Chitungwiza Municipality public relations officer Lovemore Meya said the allocation of residential stands was impartial.
“The allocation of residential stands does not favour anyone according to their sexual category and everything is done above board. In the case of double allocation, we just check if the concerned people have the required documentation,” Meya said.
“Just like many other institutions, we are gender-sensitive and practice gender-equitable kind of management where we have a female acting town clerk. We have also introduced quota systems in all our operations from recruitments to management.”
Meya said council had scaled down its operations due to the Covid-19 pandemic, but pointed out that some offices were operational to attend to critical issues.
Regional human rights organisation, Advancing Rights in Southern Africa, in its research published in December last year titled Impact of Covid-19 on Women’s Customary Land Rights and Livelihoods in Southern Africa, revealed that the pandemic was a bottleneck to justice on women’s rights.
“The Covid-19 pandemic has had a serious impact on access to justice for many reasons. These include the inaccessibility of the courts, as the courts operated at a reduced level, often attending only to urgent cases, bail hearings, first appearances for those facing criminal charges or resorting to online operations for jurisdictions that had the facilities to do so,” the research noted.
“In addition, the limitations placed on the movement of citizens meant that many could not travel to the courts or other administrative and quasi-judicial institutions in order to have their legal issues addressed. Similarly, witnesses could not travel to the courts.”

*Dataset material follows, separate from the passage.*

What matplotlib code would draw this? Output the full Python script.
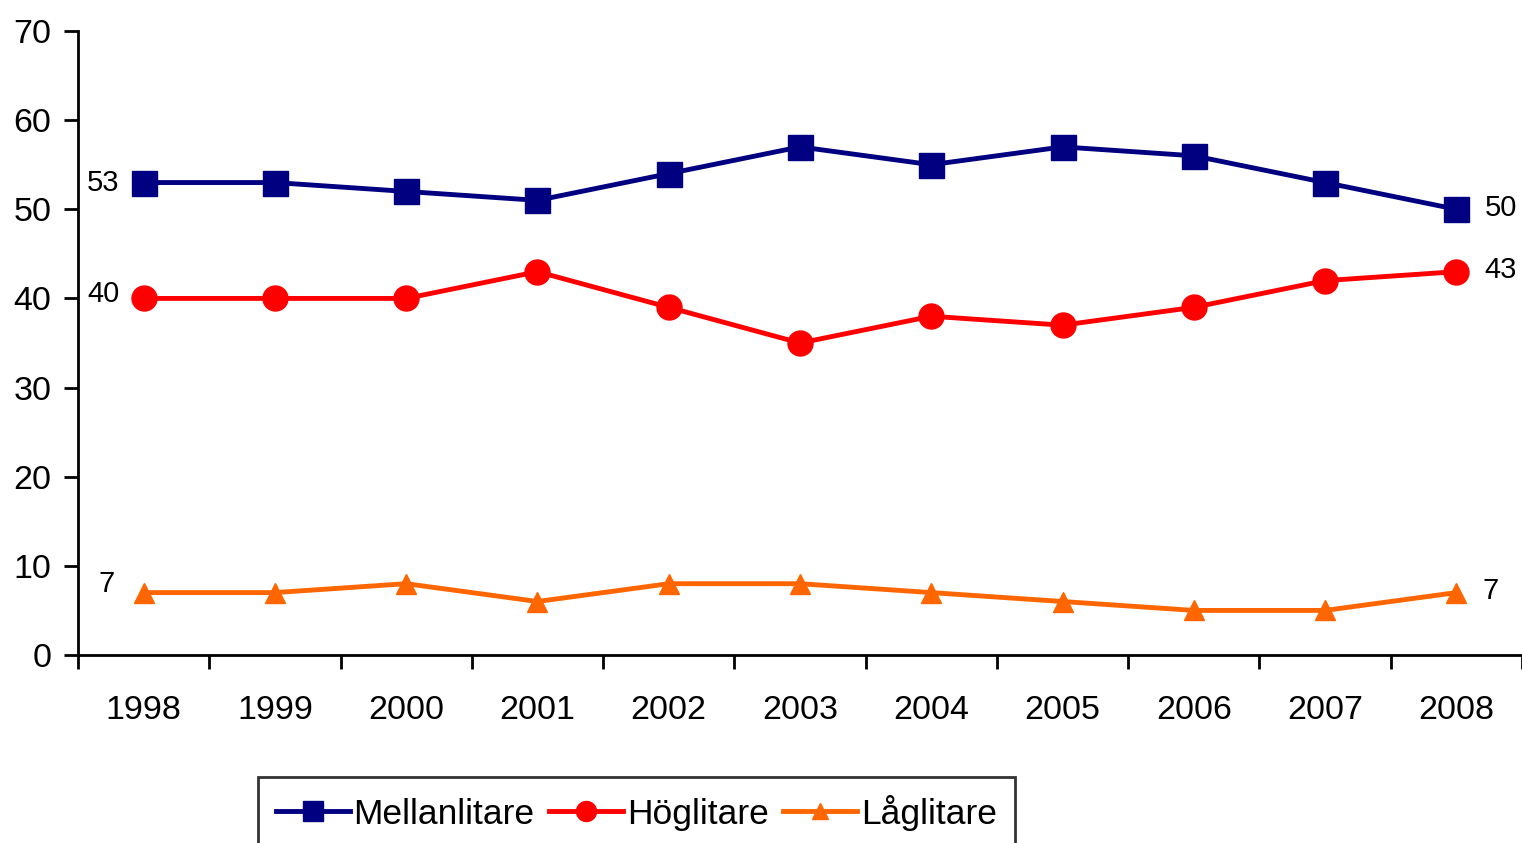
import matplotlib
matplotlib.use("Agg")
import matplotlib.pyplot as plt

years = ["1998", "1999", "2000", "2001", "2002", "2003", "2004", "2005", "2006", "2007", "2008"]
mellan = [53, 53, 52, 51, 54, 57, 55, 57, 56, 53, 50]
hog = [40, 40, 40, 43, 39, 35, 38, 37, 39, 42, 43]
lag = [7, 7, 8, 6, 8, 8, 7, 6, 5, 5, 7]
series_names = ["Mellanlitare", "Höglitare", "Låglitare"]
yticks = [0, 10, 20, 30, 40, 50, 60, 70]

plt.rcParams['font.family'] = ['Liberation Sans', 'DejaVu Sans']

fig = plt.figure(figsize=(15.22, 8.43), dpi=100)
ax = fig.add_axes([78/1522, 1-655/843, 1-78/1522, (655-31)/843])

x = list(range(len(years)))
l1, = ax.plot(x, mellan, color='#000080', lw=3.5, marker='s', ms=18, label=series_names[0], clip_on=False)
l2, = ax.plot(x, hog, color='#FF0000', lw=3.5, marker='o', ms=18, label=series_names[1], clip_on=False)
l3, = ax.plot(x, lag, color='#FF6600', lw=3.5, marker='^', ms=14, label=series_names[2], clip_on=False)

ax.set_xlim(-0.5, len(years) - 0.5)
ax.set_ylim(0, 70)
ax.set_yticks(yticks)
ax.set_yticklabels([str(v) for v in yticks])
ax.set_xticks([i - 0.5 for i in range(len(years) + 1)])
ax.set_xticklabels([])
ax.set_xticks(x, minor=True)
ax.set_xticklabels(years, minor=True)
ax.tick_params(axis='x', which='minor', length=0, pad=29, labelsize=24.5)
ax.tick_params(axis='x', which='major', direction='out', length=10, width=2)
ax.tick_params(axis='y', direction='out', length=10, width=2, labelsize=24.5, pad=9)
for s in ['top', 'right']:
    ax.spines[s].set_visible(False)
for s in ['left', 'bottom']:
    ax.spines[s].set_linewidth(2)

# end labels
fs = 21
first, last = 0, len(years) - 1
ax.annotate(str(mellan[first]), (first, mellan[first]), xytext=(-29, 0), textcoords='offset points', ha='center', va='center', fontsize=fs, annotation_clip=False)
ax.annotate(str(hog[first]), (first, hog[first]), xytext=(-29, 3), textcoords='offset points', ha='center', va='center', fontsize=fs, annotation_clip=False)
ax.annotate(str(lag[first]), (first, lag[first]), xytext=(-27, 6), textcoords='offset points', ha='center', va='center', fontsize=fs, annotation_clip=False)
ax.annotate(str(mellan[last]), (last, mellan[last]), xytext=(32, 1), textcoords='offset points', ha='center', va='center', fontsize=fs, annotation_clip=False)
ax.annotate(str(hog[last]), (last, hog[last]), xytext=(32, 1), textcoords='offset points', ha='center', va='center', fontsize=fs, annotation_clip=False)
ax.annotate(str(lag[last]), (last, lag[last]), xytext=(25, 1), textcoords='offset points', ha='center', va='center', fontsize=fs, annotation_clip=False)

leg = fig.legend(handles=[l1, l2, l3], loc='upper left', bbox_to_anchor=(258/1522, 1-777/843),
                 ncol=3, fontsize=25.5, frameon=True, fancybox=False, edgecolor='black',
                 handlelength=2.1, handletextpad=0.1, columnspacing=0.4, borderpad=0.5,
                 borderaxespad=0, markerscale=0.8)
leg.get_frame().set_linewidth(2)

fig.savefig('out.png', dpi=100)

Social commentator Dorothy Chirwa-Tumbo said there was need to increase women’s awareness of their rights to own land and participate in land governance.
“There should be robust awareness campaigns and land rights education programmes that also target men in marginalised communities. Such awareness campaigns should be in applicable languages, including local languages taking into cognisance the literacy levels of women in these communities,” Chirwa-Tumbo said.
Dewa Mavhinga, Southern Africa director for Human Rights Watch, said women’s land rights just like other human rights issues were impacted negatively by the Covid-19 pandemic.
“Women’s land rights are more adversely impacted within the Covid-19 pandemic context making it important for authorities to ensure targeted legislative and other measures to protect women’s rights and provide women with direct access to remedies including the courts,” said Mavhinga.
“Where women are deprived of their land rights, relevant constitutional institutions like the Zimbabwe Gender Commission and the Zimbabwe Human Rights Commission should be activated immediately to provide necessary support.”
For Mangadze, she believes at some point justice will be delivered and she will build her own house.